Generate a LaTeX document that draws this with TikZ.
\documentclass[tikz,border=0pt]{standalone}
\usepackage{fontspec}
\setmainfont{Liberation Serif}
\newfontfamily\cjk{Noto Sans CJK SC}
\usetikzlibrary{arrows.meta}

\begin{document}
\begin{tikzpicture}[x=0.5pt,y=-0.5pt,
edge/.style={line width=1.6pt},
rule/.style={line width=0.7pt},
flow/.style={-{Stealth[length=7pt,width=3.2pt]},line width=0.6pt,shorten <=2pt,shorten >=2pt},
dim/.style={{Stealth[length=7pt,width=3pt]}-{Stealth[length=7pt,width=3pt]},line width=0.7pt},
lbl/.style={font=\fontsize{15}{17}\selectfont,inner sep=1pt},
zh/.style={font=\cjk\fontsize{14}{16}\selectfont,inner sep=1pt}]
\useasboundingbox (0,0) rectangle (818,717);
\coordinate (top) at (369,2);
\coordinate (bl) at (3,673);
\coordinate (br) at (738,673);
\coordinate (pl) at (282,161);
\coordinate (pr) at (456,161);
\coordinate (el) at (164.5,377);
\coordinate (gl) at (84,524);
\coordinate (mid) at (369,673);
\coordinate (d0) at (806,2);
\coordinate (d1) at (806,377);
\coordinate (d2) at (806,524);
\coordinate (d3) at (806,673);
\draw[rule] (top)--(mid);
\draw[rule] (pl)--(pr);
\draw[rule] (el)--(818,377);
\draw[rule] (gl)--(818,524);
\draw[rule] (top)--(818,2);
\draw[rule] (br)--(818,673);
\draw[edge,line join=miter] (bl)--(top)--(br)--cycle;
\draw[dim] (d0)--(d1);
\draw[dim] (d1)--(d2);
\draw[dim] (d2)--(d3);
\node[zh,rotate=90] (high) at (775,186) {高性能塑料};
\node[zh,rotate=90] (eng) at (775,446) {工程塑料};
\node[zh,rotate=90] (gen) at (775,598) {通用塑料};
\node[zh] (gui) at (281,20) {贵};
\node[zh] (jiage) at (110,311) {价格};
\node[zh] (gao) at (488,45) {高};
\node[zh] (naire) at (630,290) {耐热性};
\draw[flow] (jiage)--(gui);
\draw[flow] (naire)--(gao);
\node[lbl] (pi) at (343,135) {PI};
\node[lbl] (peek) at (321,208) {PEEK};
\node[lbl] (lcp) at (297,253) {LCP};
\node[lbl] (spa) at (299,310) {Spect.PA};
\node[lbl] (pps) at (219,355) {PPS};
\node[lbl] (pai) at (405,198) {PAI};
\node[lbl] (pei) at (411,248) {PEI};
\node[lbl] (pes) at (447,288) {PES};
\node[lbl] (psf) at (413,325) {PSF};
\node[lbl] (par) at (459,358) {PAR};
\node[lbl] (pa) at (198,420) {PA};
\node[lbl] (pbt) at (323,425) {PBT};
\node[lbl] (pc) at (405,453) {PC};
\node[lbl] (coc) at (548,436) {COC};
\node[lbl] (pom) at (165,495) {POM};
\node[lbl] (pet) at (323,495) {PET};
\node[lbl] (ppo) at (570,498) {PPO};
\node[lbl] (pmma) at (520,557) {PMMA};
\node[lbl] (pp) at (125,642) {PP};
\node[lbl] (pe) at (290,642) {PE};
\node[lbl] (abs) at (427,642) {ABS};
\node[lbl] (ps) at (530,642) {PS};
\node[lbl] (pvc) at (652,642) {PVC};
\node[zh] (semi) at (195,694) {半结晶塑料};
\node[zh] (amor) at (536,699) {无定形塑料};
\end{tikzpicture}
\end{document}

• Task directions
Retype all of the data shown above, word for word.

• Answer to this task
Generate a LaTeX document that draws this with TikZ.
\documentclass[tikz,border=0pt]{standalone}
\usepackage{fontspec}
\setmainfont{Liberation Serif}
\newfontfamily\cjk{Noto Sans CJK SC}
\usetikzlibrary{arrows.meta}

\begin{document}
\begin{tikzpicture}[x=0.5pt,y=-0.5pt,
edge/.style={line width=1.6pt},
rule/.style={line width=0.7pt},
flow/.style={-{Stealth[length=7pt,width=3.2pt]},line width=0.6pt,shorten <=2pt,shorten >=2pt},
dim/.style={{Stealth[length=7pt,width=3pt]}-{Stealth[length=7pt,width=3pt]},line width=0.7pt},
lbl/.style={font=\fontsize{15}{17}\selectfont,inner sep=1pt},
zh/.style={font=\cjk\fontsize{14}{16}\selectfont,inner sep=1pt}]
\useasboundingbox (0,0) rectangle (818,717);
\coordinate (top) at (369,2);
\coordinate (bl) at (3,673);
\coordinate (br) at (738,673);
\coordinate (pl) at (282,161);
\coordinate (pr) at (456,161);
\coordinate (el) at (164.5,377);
\coordinate (gl) at (84,524);
\coordinate (mid) at (369,673);
\coordinate (d0) at (806,2);
\coordinate (d1) at (806,377);
\coordinate (d2) at (806,524);
\coordinate (d3) at (806,673);
\draw[rule] (top)--(mid);
\draw[rule] (pl)--(pr);
\draw[rule] (el)--(818,377);
\draw[rule] (gl)--(818,524);
\draw[rule] (top)--(818,2);
\draw[rule] (br)--(818,673);
\draw[edge,line join=miter] (bl)--(top)--(br)--cycle;
\draw[dim] (d0)--(d1);
\draw[dim] (d1)--(d2);
\draw[dim] (d2)--(d3);
\node[zh,rotate=90] (high) at (775,186) {高性能塑料};
\node[zh,rotate=90] (eng) at (775,446) {工程塑料};
\node[zh,rotate=90] (gen) at (775,598) {通用塑料};
\node[zh] (gui) at (281,20) {贵};
\node[zh] (jiage) at (110,311) {价格};
\node[zh] (gao) at (488,45) {高};
\node[zh] (naire) at (630,290) {耐热性};
\draw[flow] (jiage)--(gui);
\draw[flow] (naire)--(gao);
\node[lbl] (pi) at (343,135) {PI};
\node[lbl] (peek) at (321,208) {PEEK};
\node[lbl] (lcp) at (297,253) {LCP};
\node[lbl] (spa) at (299,310) {Spect.PA};
\node[lbl] (pps) at (219,355) {PPS};
\node[lbl] (pai) at (405,198) {PAI};
\node[lbl] (pei) at (411,248) {PEI};
\node[lbl] (pes) at (447,288) {PES};
\node[lbl] (psf) at (413,325) {PSF};
\node[lbl] (par) at (459,358) {PAR};
\node[lbl] (pa) at (198,420) {PA};
\node[lbl] (pbt) at (323,425) {PBT};
\node[lbl] (pc) at (405,453) {PC};
\node[lbl] (coc) at (548,436) {COC};
\node[lbl] (pom) at (165,495) {POM};
\node[lbl] (pet) at (323,495) {PET};
\node[lbl] (ppo) at (570,498) {PPO};
\node[lbl] (pmma) at (520,557) {PMMA};
\node[lbl] (pp) at (125,642) {PP};
\node[lbl] (pe) at (290,642) {PE};
\node[lbl] (abs) at (427,642) {ABS};
\node[lbl] (ps) at (530,642) {PS};
\node[lbl] (pvc) at (652,642) {PVC};
\node[zh] (semi) at (195,694) {半结晶塑料};
\node[zh] (amor) at (536,699) {无定形塑料};
\end{tikzpicture}
\end{document}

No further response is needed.